About 13,000 protesters gathered at a park near the port of Yokosuka, just south of the capital, where the USS George Washington aircraft carrier will be based, press reports and organizers said.
The George Washington — relieving the soon-to-be decommissioned USS Kitty Hawk — will be the first American Navy nuclear-powered vessel to station permanently in Japan.
The ship’s arrival was originally set for August under a Japan-American security deal, but was delayed because of a fire aboard the vessel in May.
The George Washington’s deployment had already triggered protests, and the fire escalated concerns many Japanese have about nuclear power.
Some 250 residents have filed a lawsuit seeking to block the aircraft carrier from basing in Japan.
People in Japan, the only country to suffer from atomic bombings, tend to be sensitive about the military use of nuclear technology. American atomic bombings of Hiroshima and Nagasaki in August 1945 killed at least 200,000.
The U.S. Navy has said the George Washington’s fire, which left one sailor with minor burns and 23 others with heat stress, never threatened the safety of the ship’s nuclear reactor.
However, some of the protesters questioned the safety of the vessel yesterday.

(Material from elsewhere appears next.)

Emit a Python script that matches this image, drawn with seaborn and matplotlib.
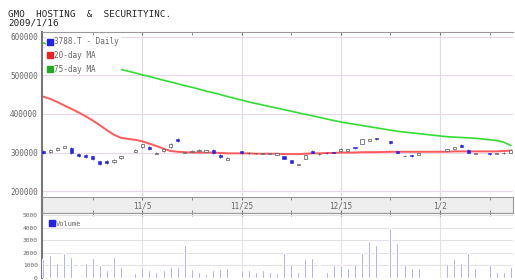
import numpy as np
import pandas as pd
import matplotlib
matplotlib.use("Agg")
import matplotlib.pyplot as plt
import seaborn as sns
import matplotlib.ticker as ticker
from matplotlib.lines import Line2D

# data (prices in thousand yen, NaN = market holiday)
nan = np.nan
dates = pd.bdate_range("2008-10-16", "2009-01-16")
tick_dates = ["2008-11-05", "2008-11-25", "2008-12-15", "2009-01-02"]

open_k = [304, 301, 306, 312, 312, 296, 294, 290, 278, 279, 275, 285, nan, 302, 314, 315, 296,
          303, 314, 336, 299, 302, 303, 302, 307, 294, 281, nan, 303, 298, 298, 297, 296, 294,
          291, 280, 268, 284, 305, 295, 300, 301, 303, 305, 314, 322, 330, 337, nan, 330, 303,
          291, 293, 294, nan, nan, nan, 304, 310, 320, 307, 297, nan, 298, 296, 298, 300]
high_k = [306, 308, 314, 318, 314, 298, 296, 291, 279, 280, 283, 292, nan, 308, 323, 316, 302,
          310, 325, 338, 302, 306, 308, 307, 308, 295, 289, nan, 304, 301, 300, 300, 299, 299,
          292, 281, 271, 294, 306, 298, 301, 302, 311, 310, 315, 336, 336, 338, nan, 331, 304,
          293, 294, 300, nan, nan, nan, 309, 315, 321, 308, 300, nan, 299, 299, 301, 308]
low_k = [297, 300, 305, 311, 296, 288, 287, 282, 268, 271, 274, 284, nan, 301, 313, 307, 295,
         302, 313, 328, 298, 301, 302, 301, 297, 286, 280, nan, 297, 297, 297, 296, 295, 293,
         283, 272, 267, 283, 299, 294, 297, 298, 302, 304, 310, 321, 329, 333, nan, 322, 298,
         290, 289, 293, nan, nan, nan, 303, 309, 314, 299, 296, nan, 294, 295, 297, 299]
close_k = [299, 306, 312, 316, 298, 290, 289, 283, 270, 273, 281, 291, nan, 306, 321, 309, 300,
           309, 323, 329, 301, 305, 307, 306, 299, 288, 287, nan, 298, 300, 299, 299, 298, 298,
           284, 274, 270, 293, 300, 297, 298, 299, 310, 309, 311, 334, 335, 334, nan, 324, 299,
           292, 290, 299, nan, nan, nan, 308, 314, 315, 300, 299, nan, 295, 298, 300, 306]
ma20_k = [445, 439, 431, 422, 413, 404, 394, 383, 371, 358, 346, 338, nan, 333, 329, 323, 317,
          310, 304, 302, 301, 300, 300, 300, 300, 299, 298, nan, 298, 298, 297, 297, 297, 297,
          296, 296, 296, 297, 298, 298, 299, 299, 300, 300, 300, 301, 301, 301, nan, 302, 302,
          302, 302, 302, nan, nan, nan, 302, 303, 303, 303, 303, nan, 303, 303, 304, 305]
ma75_k = [584, 578, 572, 566, 560, 554, 548, 542, 536, 528, 520, 515, nan, 506, 501, 497, 492,
          487, 483, 478, 473, 469, 464, 459, 455, 450, 445, nan, 436, 431, 427, 423, 419, 415,
          411, 407, 403, 399, 395, 391, 387, 383, 379, 376, 373, 370, 367, 364, nan, 358, 355,
          353, 351, 349, nan, nan, nan, 341, 340, 339, 338, 337, nan, 333, 331, 327, 318]
volume = [1500, 1800, 1200, 2000, 1650, 1400, 1200, 1600, 1000, 600, 1700, 900, nan, 400, 900,
          600, 500, 600, 900, 900, 2600, 700, 500, 300, 600, 700, 800, nan, 600, 600, 500, 600,
          500, 400, 2000, 1100, 500, 1500, 1600, 1100, 500, 1100, 1000, 800, 1100, 2000, 2900,
          2600, nan, 4000, 2800, 1100, 800, 800, nan, nan, nan, 1100, 1500, 1200, 2000, 800,
          nan, 1100, 500, 500, 900]

df = pd.DataFrame({"date": dates, "open": open_k, "high": high_k, "low": low_k,
                   "close": close_k, "ma20": ma20_k, "ma75": ma75_k, "volume": volume})
for c in ["open", "high", "low", "close", "ma20", "ma75"]:
    df[c] = df[c] * 1000
df["idx"] = np.arange(len(df))

sns.set_style("white")
plt.rcParams["font.family"] = ["DejaVu Sans Mono", "DejaVu Sans"]

W, H = 515, 280
fig = plt.figure(figsize=(W / 100, H / 100), dpi=100)
ax = fig.add_axes([42 / W, 83 / H, 471 / W, 165 / H])
band = fig.add_axes([42 / W, 67 / H, 471 / W, 16 / H], sharex=ax)
axv = fig.add_axes([42 / W, 2 / H, 471 / W, 65 / H], sharex=ax)

tick_pos = [int(df.index[df["date"] == pd.Timestamp(d)][0]) for d in tick_dates]
tick_lab = [f"{pd.Timestamp(d).month}/{pd.Timestamp(d).day}" for d in tick_dates]
minor_pos = np.arange(7, len(df), 14)

# price panel
sns.lineplot(data=df.dropna(subset=["ma75"]), x="idx", y="ma75", color="#33dd33",
             lw=1.2, ax=ax, zorder=2)
sns.lineplot(data=df.dropna(subset=["ma20"]), x="idx", y="ma20", color="#ff5a5a",
             lw=1.4, ax=ax, zorder=2)
cd = df.dropna(subset=["open"])
down = cd[cd["close"] < cd["open"]]
up = cd[cd["close"] >= cd["open"]]
ax.vlines(cd["idx"], cd["low"], cd["high"], color="#666666", lw=0.6, zorder=3)
ax.bar(down["idx"], down["open"] - down["close"], bottom=down["close"], width=0.45,
       color="#2222ee", edgecolor="#2222ee", lw=0.4, zorder=4)
ax.bar(up["idx"], up["close"] - up["open"], bottom=up["open"], width=0.45,
       color="white", edgecolor="#555555", lw=0.5, zorder=4)

ax.set_xlim(-0.15, 66.3)
ax.set_ylim(185000, 612000)
ax.set_yticks([200000, 300000, 400000, 500000, 600000])
ax.yaxis.set_major_formatter(ticker.FuncFormatter(lambda v, _: f"{v:.0f}"))
ax.set_xticks(tick_pos)
ax.set_xticks(minor_pos, minor=True)
ax.xaxis.set_ticks_position("top")
ax.tick_params(axis="x", which="both", direction="in", length=2, color="#777777",
               labeltop=False, labelbottom=False)
ax.tick_params(axis="y", labelsize=5.5, labelcolor="#666666", length=2, color="#777777", pad=1)
ax.grid(axis="y", color="#ecd6ec", lw=0.8)
ax.grid(axis="x", color="#e2dae2", lw=0.8)
ax.set_xlabel("")
ax.set_ylabel("")
for s in ["right", "bottom"]:
    ax.spines[s].set_visible(False)
ax.spines["top"].set_color("#999999")
ax.spines["left"].set_color("#777777")
ax.spines["left"].set_linewidth(1.5)

handles = [
    Line2D([], [], marker="s", ls="none", mfc="#2222ee", mec="#2222ee", ms=4, label="3788.T - Daily"),
    Line2D([], [], marker="s", ls="none", mfc="#ee2222", mec="#ee2222", ms=4, label="20-day MA"),
    Line2D([], [], marker="s", ls="none", mfc="#22aa22", mec="#22aa22", ms=4, label="75-day MA"),
]
leg = ax.legend(handles=handles, loc="upper left", frameon=True, facecolor="white",
                edgecolor="none", framealpha=1, fontsize=5.5, handletextpad=0.1,
                borderpad=0.2, labelspacing=0.6, borderaxespad=0.5, handlelength=0.8)
for t in leg.get_texts():
    t.set_color("#666666")

# date band
band.set_facecolor("#eeeeee")
band.set_yticks([])
band.set_xticks(tick_pos, tick_lab)
band.set_xticks(minor_pos, minor=True)
band.tick_params(axis="x", which="both", direction="in", length=2, color="#777777",
                 top=True, bottom=True, labelsize=5.5, labelcolor="#666666", pad=-8.5)
for s in band.spines.values():
    s.set_color("#999999")
band.spines["left"].set_color("#777777")
band.spines["left"].set_linewidth(1.5)

# volume panel
vd = df.dropna(subset=["volume"])
axv.bar(vd["idx"], vd["volume"], width=0.28, color="#8080ff", zorder=3)
axv.set_ylim(0, 5150)
axv.set_yticks([0, 1000, 2000, 3000, 4000, 5000])
axv.tick_params(axis="y", labelsize=4.5, labelcolor="#666666", length=2, color="#777777", pad=1)
axv.set_xticks(tick_pos)
axv.set_xticks(minor_pos, minor=True)
axv.xaxis.set_ticks_position("top")
axv.tick_params(axis="x", which="both", direction="in", length=2, color="#777777",
                labeltop=False, labelbottom=False)
axv.grid(axis="y", color="#e4e0e4", lw=0.8)
axv.grid(axis="x", color="#e2e2e2", lw=0.8)
for s in ["right", "bottom"]:
    axv.spines[s].set_visible(False)
axv.spines["top"].set_color("#999999")
axv.spines["left"].set_color("#777777")
axv.spines["left"].set_linewidth(1.5)
vleg = axv.legend(handles=[Line2D([], [], marker="s", ls="none", mfc="#2222ee", mec="#2222ee",
                                  ms=4, label="Volume")],
                  loc="upper left", frameon=False, fontsize=5, handletextpad=0.1,
                  borderaxespad=0.7, handlelength=0.8)
for t in vleg.get_texts():
    t.set_color("#666666")

fig.text(8 / W, 1 - 17 / H, "GMO  HOSTING  &  SECURITYINC.", fontsize=6.7, color="#222222",
         family="DejaVu Sans Mono")
fig.text(8 / W, 1 - 25 / H, "2009/1/16", fontsize=6.7, color="#222222",
         family="DejaVu Sans Mono")

fig.savefig("out.png", dpi=100)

“The U.S. military has not fully disclosed the cause” of the fire, a lawyer representing local residents, Masahiko Goto, said, according to the Kyodo News agency.
“Japan should not allow a deployment when serious safety concerns remain,” Mr. Goto said.
The Kitty Hawk, which was commissioned in 1961, has been home-ported in Japan since 1998 as the only forward-deployed carrier in the U.S. Navy. It is the Navy’s last conventionally powered aircraft carrier.